The task: Starting with the first line of the data below, copy each line up to and including the one containing "0.997, 1.0, 1.0];". Pictures stay out.

= = = = =

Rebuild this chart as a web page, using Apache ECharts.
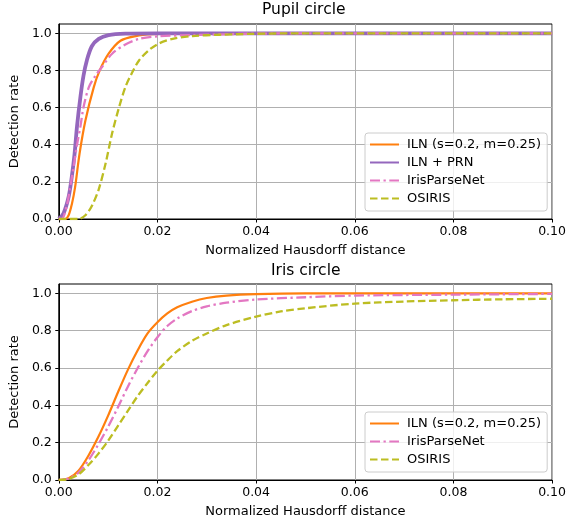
<!DOCTYPE html>
<html>
<head>
<meta charset="utf-8">
<script src="https://cdn.jsdelivr.net/npm/echarts@6/dist/echarts.min.js"></script>
<style>
html,body{margin:0;padding:0;background:#fff;}
#c{width:569px;height:520px;}
</style>
</head>
<body>
<div id="c"></div>
<script>
// ---------- data ----------
const titles = ['Pupil circle', 'Iris circle'];
const xAxisName = 'Normalized Hausdorff distance';
const yAxisName = 'Detection rate';
const xTicks = [0, 0.02, 0.04, 0.06, 0.08, 0.10];
const yTicks = [0, 0.2, 0.4, 0.6, 0.8, 1.0];

// Pupil circle
const pupilILN_x = [0, 0.0013, 0.002, 0.00265, 0.0033, 0.0042, 0.0054, 0.0071, 0.0083, 0.0101, 0.0125, 0.0156, 0.019, 0.025, 0.1];
const pupilILN_y = [0, 0, 0.02, 0.08, 0.17, 0.35, 0.53, 0.71, 0.80, 0.89, 0.96, 0.985, 0.995, 1.0, 1.0];
const pupilPRN_x = [0, 0.00095, 0.002, 0.00265, 0.0032, 0.0037, 0.0044, 0.005, 0.0057, 0.0067, 0.0081, 0.0101, 0.0135, 0.02, 0.1];
const pupilPRN_y = [0, 0.03, 0.12, 0.23, 0.35, 0.50, 0.66, 0.77, 0.855, 0.93, 0.97, 0.99, 0.998, 1.0, 1.0];
const pupilIPN_x = [0, 0.0006, 0.0016, 0.0023, 0.003, 0.0037, 0.0044, 0.005, 0.0061, 0.0074, 0.0088, 0.0108, 0.0135, 0.0163, 0.0203, 0.0271, 0.0394, 0.06, 0.1];
const pupilIPN_y = [0, 0, 0.07, 0.17, 0.28, 0.40, 0.50, 0.60, 0.71, 0.77, 0.82, 0.89, 0.94, 0.97, 0.984, 0.99, 0.998, 1.0, 1.0];
const pupilOSI_x = [0, 0.004, 0.0054, 0.0067, 0.0081, 0.0095, 0.0108, 0.0122, 0.0135, 0.0149, 0.0163, 0.0183, 0.0203, 0.0231, 0.0271, 0.0326, 0.0394, 0.05, 0.1];
const pupilOSI_y = [0, 0, 0.02, 0.07, 0.16, 0.30, 0.46, 0.60, 0.71, 0.79, 0.855, 0.91, 0.945, 0.97, 0.985, 0.992, 0.997, 1.0, 1.0];

// Iris circle
const irisILN_x = [0, 0.002, 0.004, 0.006, 0.008, 0.010, 0.012, 0.014, 0.016, 0.018, 0.020, 0.022, 0.024, 0.027, 0.030, 0.034, 0.040, 0.05, 0.1];
const irisILN_y = [0, 0.01, 0.05, 0.13, 0.23, 0.345, 0.47, 0.59, 0.695, 0.785, 0.845, 0.892, 0.925, 0.955, 0.975, 0.988, 0.996, 1.0, 1.0];
const irisIPN_x = [0, 0.002, 0.004, 0.006, 0.008, 0.010, 0.012, 0.014, 0.016, 0.018, 0.020, 0.022, 0.024, 0.027, 0.030, 0.034, 0.040, 0.05, 0.06, 0.08, 0.1];
const irisIPN_y = [0, 0.008, 0.04, 0.105, 0.19, 0.285, 0.39, 0.50, 0.60, 0.69, 0.765, 0.825, 0.865, 0.905, 0.93, 0.95, 0.967, 0.979, 0.988, 0.993, 0.997];
const irisOSI_x = [0, 0.002, 0.004, 0.006, 0.008, 0.010, 0.012, 0.014, 0.016, 0.018, 0.020, 0.022, 0.024, 0.027, 0.030, 0.034, 0.040, 0.045, 0.05, 0.06, 0.07, 0.08, 0.09, 0.1];
const irisOSI_y = [0, 0.005, 0.03, 0.08, 0.14, 0.21, 0.29, 0.37, 0.45, 0.52, 0.585, 0.64, 0.69, 0.745, 0.785, 0.83, 0.875, 0.903, 0.92, 0.945, 0.956, 0.963, 0.968, 0.971];

const names = ['ILN (s=0.2, m=0.25)', 'ILN + PRN', 'IrisParseNet', 'OSIRIS'];
const colors = ['#ff7f0e', '#9467bd', '#e377c2', '#bcbd22'];

// ---------- chart ----------
const zip = (xs, ys) => xs.map((x, i) => [x, ys[i]]);
const FONT = 'DejaVu Sans';
const styles = [
  {width: 2.2, type: 'solid'},
  {width: 3.8, type: 'solid'},
  {width: 2.3, type: [10, 3.5, 2.3, 3.5]},
  {width: 2.3, type: [7.5, 3.5]}
];
function mkSeries(nameIdx, gridIdx, xs, ys) {
  return {
    type: 'line', name: names[nameIdx], xAxisIndex: gridIdx, yAxisIndex: gridIdx,
    data: zip(xs, ys), showSymbol: false, symbol: 'none',
    smooth: 0.3,
    lineStyle: {color: colors[nameIdx], width: styles[nameIdx].width, type: styles[nameIdx].type, cap: 'butt', join: 'round'},
    itemStyle: {color: colors[nameIdx]},
    emphasis: {disabled: true}, animation: false
  };
}
const grids = [
  {left: 57.5, right: 16, top: 24, height: 195},
  {left: 57.5, right: 16, top: 284, height: 196}
];
function mkX(i) {
  return {
    type: 'value', gridIndex: i, min: 0, max: 0.1, interval: 0.02,
    name: xAxisName, nameLocation: 'middle', nameGap: 25,
    nameTextStyle: {fontFamily: FONT, fontSize: 13, color: '#000'},
    axisLine: {show: true, onZero: false, lineStyle: {color: '#000', width: 1}},
    axisTick: {show: true, length: 3.5, lineStyle: {color: '#000', width: 1}},
    axisLabel: {margin: 6, fontFamily: FONT, fontSize: 12.5, color: '#000', formatter: v => v.toFixed(2)},
    splitLine: {show: true, lineStyle: {color: '#b0b0b0', width: 1}}
  };
}
function mkY(i) {
  return {
    type: 'value', gridIndex: i, min: 0, max: 1.05, interval: 0.2,
    name: yAxisName, nameLocation: 'middle', nameGap: 37,
    nameTextStyle: {fontFamily: FONT, fontSize: 13, color: '#000'},
    axisLine: {show: true, lineStyle: {color: '#000', width: 1}},
    axisTick: {show: true, length: 3.5, customValues: yTicks, lineStyle: {color: '#000', width: 1}},
    axisLabel: {margin: 7, fontFamily: FONT, fontSize: 12.5, color: '#000', customValues: yTicks, formatter: v => v.toFixed(1)},
    splitLine: {show: true, lineStyle: {color: '#b0b0b0', width: 1}}
  };
}
function mkLegend(top, dataNames) {
  return {
    orient: 'vertical', left: 365, top: top, data: dataNames,
    itemWidth: 29, itemHeight: 14, itemGap: 5,
    padding: [5, 6, 6, 4],
    backgroundColor: 'rgba(255,255,255,0.8)', borderColor: '#cccccc', borderWidth: 1, borderRadius: 3,
    textStyle: {fontFamily: FONT, fontSize: 13, color: '#000', padding: [0, 0, 0, 3]},
    itemStyle: {opacity: 0},
    selectedMode: false
  };
}
const chart = echarts.init(document.getElementById('c'), null, {renderer: 'canvas'});
chart.setOption({
  backgroundColor: '#fff',
  animation: false,
  grid: grids.map(g => Object.assign({show: true, borderColor: '#000', borderWidth: 1, backgroundColor: 'transparent'}, g)),
  xAxis: [mkX(0), mkX(1)],
  yAxis: [mkY(0), mkY(1)],
  legend: [mkLegend(133, names), mkLegend(412, [names[0], names[2], names[3]])],
  graphic: [
    {type: 'text', left: 305 - 43, top: 2, style: {text: titles[0], font: '15.5px "DejaVu Sans"', fill: '#000'}},
    {type: 'text', left: 305 - 34, top: 263, style: {text: titles[1], font: '15.5px "DejaVu Sans"', fill: '#000'}}
  ],
  series: [
    mkSeries(0, 0, pupilILN_x, pupilILN_y),
    mkSeries(1, 0, pupilPRN_x, pupilPRN_y),
    mkSeries(2, 0, pupilIPN_x, pupilIPN_y),
    mkSeries(3, 0, pupilOSI_x, pupilOSI_y),
    mkSeries(0, 1, irisILN_x, irisILN_y),
    mkSeries(2, 1, irisIPN_x, irisIPN_y),
    mkSeries(3, 1, irisOSI_x, irisOSI_y)
  ]
});
</script>
</body>
</html>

= = = = =

Completed exercise:
Rebuild this chart as a web page, using Apache ECharts.
<!DOCTYPE html>
<html>
<head>
<meta charset="utf-8">
<script src="https://cdn.jsdelivr.net/npm/echarts@6/dist/echarts.min.js"></script>
<style>
html,body{margin:0;padding:0;background:#fff;}
#c{width:569px;height:520px;}
</style>
</head>
<body>
<div id="c"></div>
<script>
// ---------- data ----------
const titles = ['Pupil circle', 'Iris circle'];
const xAxisName = 'Normalized Hausdorff distance';
const yAxisName = 'Detection rate';
const xTicks = [0, 0.02, 0.04, 0.06, 0.08, 0.10];
const yTicks = [0, 0.2, 0.4, 0.6, 0.8, 1.0];

// Pupil circle
const pupilILN_x = [0, 0.0013, 0.002, 0.00265, 0.0033, 0.0042, 0.0054, 0.0071, 0.0083, 0.0101, 0.0125, 0.0156, 0.019, 0.025, 0.1];
const pupilILN_y = [0, 0, 0.02, 0.08, 0.17, 0.35, 0.53, 0.71, 0.80, 0.89, 0.96, 0.985, 0.995, 1.0, 1.0];
const pupilPRN_x = [0, 0.00095, 0.002, 0.00265, 0.0032, 0.0037, 0.0044, 0.005, 0.0057, 0.0067, 0.0081, 0.0101, 0.0135, 0.02, 0.1];
const pupilPRN_y = [0, 0.03, 0.12, 0.23, 0.35, 0.50, 0.66, 0.77, 0.855, 0.93, 0.97, 0.99, 0.998, 1.0, 1.0];
const pupilIPN_x = [0, 0.0006, 0.0016, 0.0023, 0.003, 0.0037, 0.0044, 0.005, 0.0061, 0.0074, 0.0088, 0.0108, 0.0135, 0.0163, 0.0203, 0.0271, 0.0394, 0.06, 0.1];
const pupilIPN_y = [0, 0, 0.07, 0.17, 0.28, 0.40, 0.50, 0.60, 0.71, 0.77, 0.82, 0.89, 0.94, 0.97, 0.984, 0.99, 0.998, 1.0, 1.0];
const pupilOSI_x = [0, 0.004, 0.0054, 0.0067, 0.0081, 0.0095, 0.0108, 0.0122, 0.0135, 0.0149, 0.0163, 0.0183, 0.0203, 0.0231, 0.0271, 0.0326, 0.0394, 0.05, 0.1];
const pupilOSI_y = [0, 0, 0.02, 0.07, 0.16, 0.30, 0.46, 0.60, 0.71, 0.79, 0.855, 0.91, 0.945, 0.97, 0.985, 0.992, 0.997, 1.0, 1.0];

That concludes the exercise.